Given problem: Look through the material below for "LaTeX". Copy every line that contains it.

------ Exercise data

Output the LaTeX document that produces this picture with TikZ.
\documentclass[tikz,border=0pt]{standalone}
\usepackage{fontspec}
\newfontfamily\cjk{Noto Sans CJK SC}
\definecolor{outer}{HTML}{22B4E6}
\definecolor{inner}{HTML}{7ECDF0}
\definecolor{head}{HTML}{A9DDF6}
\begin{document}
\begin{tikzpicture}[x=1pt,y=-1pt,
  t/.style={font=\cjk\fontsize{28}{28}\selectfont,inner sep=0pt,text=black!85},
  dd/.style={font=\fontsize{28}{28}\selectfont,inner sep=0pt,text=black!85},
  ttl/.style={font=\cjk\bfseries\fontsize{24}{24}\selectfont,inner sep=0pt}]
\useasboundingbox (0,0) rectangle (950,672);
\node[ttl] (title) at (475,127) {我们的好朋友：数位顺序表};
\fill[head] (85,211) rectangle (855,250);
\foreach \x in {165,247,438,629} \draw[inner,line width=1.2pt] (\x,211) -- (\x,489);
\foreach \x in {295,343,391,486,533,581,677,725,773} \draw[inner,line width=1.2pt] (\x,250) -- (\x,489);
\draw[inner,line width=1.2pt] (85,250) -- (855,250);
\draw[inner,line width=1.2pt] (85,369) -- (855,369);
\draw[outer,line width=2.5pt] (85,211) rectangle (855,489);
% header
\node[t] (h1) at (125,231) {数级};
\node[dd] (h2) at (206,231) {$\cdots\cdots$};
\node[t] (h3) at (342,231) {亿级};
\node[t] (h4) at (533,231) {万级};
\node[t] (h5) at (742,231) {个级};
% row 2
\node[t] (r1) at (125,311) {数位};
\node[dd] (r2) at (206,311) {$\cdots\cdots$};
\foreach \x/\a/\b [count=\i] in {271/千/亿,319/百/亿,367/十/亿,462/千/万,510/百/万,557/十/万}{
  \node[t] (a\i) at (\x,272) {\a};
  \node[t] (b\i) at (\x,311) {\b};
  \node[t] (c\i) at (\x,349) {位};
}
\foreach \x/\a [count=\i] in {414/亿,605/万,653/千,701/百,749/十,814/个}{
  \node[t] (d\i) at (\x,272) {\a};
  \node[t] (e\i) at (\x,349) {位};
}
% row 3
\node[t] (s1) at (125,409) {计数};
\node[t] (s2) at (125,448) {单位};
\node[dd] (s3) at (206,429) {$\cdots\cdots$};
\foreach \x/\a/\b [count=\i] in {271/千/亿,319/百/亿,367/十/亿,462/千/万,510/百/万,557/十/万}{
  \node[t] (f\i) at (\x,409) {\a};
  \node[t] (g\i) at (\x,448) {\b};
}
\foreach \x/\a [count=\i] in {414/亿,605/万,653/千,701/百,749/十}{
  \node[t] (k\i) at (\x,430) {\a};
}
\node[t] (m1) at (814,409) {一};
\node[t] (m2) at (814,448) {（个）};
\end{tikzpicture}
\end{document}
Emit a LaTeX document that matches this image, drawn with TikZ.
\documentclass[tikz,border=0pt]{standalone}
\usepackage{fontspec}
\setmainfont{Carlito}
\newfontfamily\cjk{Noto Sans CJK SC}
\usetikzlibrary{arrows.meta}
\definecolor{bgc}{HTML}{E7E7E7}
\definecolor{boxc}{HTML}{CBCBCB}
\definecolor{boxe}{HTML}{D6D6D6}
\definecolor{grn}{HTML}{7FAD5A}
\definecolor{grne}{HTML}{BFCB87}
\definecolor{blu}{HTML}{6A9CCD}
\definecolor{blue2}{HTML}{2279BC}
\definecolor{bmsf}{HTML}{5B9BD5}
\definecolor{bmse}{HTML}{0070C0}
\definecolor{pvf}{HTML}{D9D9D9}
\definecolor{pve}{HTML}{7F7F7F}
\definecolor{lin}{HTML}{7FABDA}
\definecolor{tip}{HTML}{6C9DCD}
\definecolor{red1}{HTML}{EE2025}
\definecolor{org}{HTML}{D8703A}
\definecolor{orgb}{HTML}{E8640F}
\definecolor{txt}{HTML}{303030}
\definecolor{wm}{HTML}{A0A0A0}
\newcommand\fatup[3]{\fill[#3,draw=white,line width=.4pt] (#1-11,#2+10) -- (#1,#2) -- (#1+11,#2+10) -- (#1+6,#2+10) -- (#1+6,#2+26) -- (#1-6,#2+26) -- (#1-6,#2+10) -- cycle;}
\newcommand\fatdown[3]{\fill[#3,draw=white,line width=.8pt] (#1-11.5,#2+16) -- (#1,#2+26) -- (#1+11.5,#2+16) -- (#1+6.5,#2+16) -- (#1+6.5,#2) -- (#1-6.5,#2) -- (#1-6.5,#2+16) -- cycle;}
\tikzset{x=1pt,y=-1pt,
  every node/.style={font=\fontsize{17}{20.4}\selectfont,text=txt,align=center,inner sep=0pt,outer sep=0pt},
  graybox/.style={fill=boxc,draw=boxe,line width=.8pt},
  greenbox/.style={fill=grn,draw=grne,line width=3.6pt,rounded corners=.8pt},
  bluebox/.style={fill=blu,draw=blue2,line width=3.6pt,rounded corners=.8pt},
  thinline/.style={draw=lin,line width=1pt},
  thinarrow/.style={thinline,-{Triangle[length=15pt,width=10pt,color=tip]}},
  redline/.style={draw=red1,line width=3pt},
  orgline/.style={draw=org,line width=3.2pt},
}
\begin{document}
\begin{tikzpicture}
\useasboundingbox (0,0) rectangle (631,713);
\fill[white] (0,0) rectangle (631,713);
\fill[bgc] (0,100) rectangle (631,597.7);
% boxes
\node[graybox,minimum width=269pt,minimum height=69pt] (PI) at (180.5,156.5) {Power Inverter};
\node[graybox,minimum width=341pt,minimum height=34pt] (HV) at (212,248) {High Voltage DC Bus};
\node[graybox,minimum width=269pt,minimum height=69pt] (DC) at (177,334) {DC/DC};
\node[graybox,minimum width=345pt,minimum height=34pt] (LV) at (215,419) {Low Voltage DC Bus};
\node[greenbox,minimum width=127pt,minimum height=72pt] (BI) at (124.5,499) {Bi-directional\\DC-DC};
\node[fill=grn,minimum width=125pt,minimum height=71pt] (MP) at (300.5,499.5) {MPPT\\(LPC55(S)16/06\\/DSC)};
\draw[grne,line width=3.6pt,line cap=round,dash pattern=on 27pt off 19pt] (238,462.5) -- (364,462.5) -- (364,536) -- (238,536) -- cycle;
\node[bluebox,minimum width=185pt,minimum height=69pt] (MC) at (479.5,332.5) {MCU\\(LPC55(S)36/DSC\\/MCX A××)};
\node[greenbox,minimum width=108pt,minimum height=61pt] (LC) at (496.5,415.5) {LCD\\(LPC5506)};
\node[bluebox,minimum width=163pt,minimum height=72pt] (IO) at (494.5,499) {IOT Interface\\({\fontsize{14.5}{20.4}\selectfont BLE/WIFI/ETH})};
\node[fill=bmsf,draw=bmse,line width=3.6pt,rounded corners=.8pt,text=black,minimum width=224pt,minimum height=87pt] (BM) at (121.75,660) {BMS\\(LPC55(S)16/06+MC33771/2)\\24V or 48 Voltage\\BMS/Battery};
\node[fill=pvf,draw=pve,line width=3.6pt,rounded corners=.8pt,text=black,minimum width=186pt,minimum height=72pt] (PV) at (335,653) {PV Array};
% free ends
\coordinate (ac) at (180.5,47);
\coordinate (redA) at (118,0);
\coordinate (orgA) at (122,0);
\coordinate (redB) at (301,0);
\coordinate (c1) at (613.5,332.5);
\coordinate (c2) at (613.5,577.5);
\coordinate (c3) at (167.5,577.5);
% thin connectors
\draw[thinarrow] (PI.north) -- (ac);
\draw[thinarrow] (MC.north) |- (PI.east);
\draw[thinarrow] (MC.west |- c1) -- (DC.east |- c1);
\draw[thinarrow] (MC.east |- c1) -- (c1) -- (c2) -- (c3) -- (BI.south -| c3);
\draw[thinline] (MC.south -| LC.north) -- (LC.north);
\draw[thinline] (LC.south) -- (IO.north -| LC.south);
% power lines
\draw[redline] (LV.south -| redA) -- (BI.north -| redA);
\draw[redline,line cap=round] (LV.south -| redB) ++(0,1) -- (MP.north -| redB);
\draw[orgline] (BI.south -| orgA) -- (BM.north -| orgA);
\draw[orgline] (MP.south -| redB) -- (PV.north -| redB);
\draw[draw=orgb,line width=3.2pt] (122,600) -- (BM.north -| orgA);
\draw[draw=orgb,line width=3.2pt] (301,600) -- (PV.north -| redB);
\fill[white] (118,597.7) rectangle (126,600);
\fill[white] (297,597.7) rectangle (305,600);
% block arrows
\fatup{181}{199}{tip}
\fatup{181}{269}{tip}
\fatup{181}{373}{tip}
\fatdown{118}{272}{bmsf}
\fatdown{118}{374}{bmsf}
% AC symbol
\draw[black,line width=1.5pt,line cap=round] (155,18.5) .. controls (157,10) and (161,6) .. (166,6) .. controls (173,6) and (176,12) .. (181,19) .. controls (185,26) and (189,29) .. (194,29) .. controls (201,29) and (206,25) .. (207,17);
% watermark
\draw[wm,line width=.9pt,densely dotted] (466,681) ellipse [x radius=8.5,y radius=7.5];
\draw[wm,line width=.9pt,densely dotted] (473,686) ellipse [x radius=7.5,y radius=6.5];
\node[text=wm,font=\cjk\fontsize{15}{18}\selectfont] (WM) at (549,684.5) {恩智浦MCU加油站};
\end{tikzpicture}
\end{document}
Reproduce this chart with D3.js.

------------

Exercise response:
Output the LaTeX document that produces this picture with TikZ.
Emit a LaTeX document that matches this image, drawn with TikZ.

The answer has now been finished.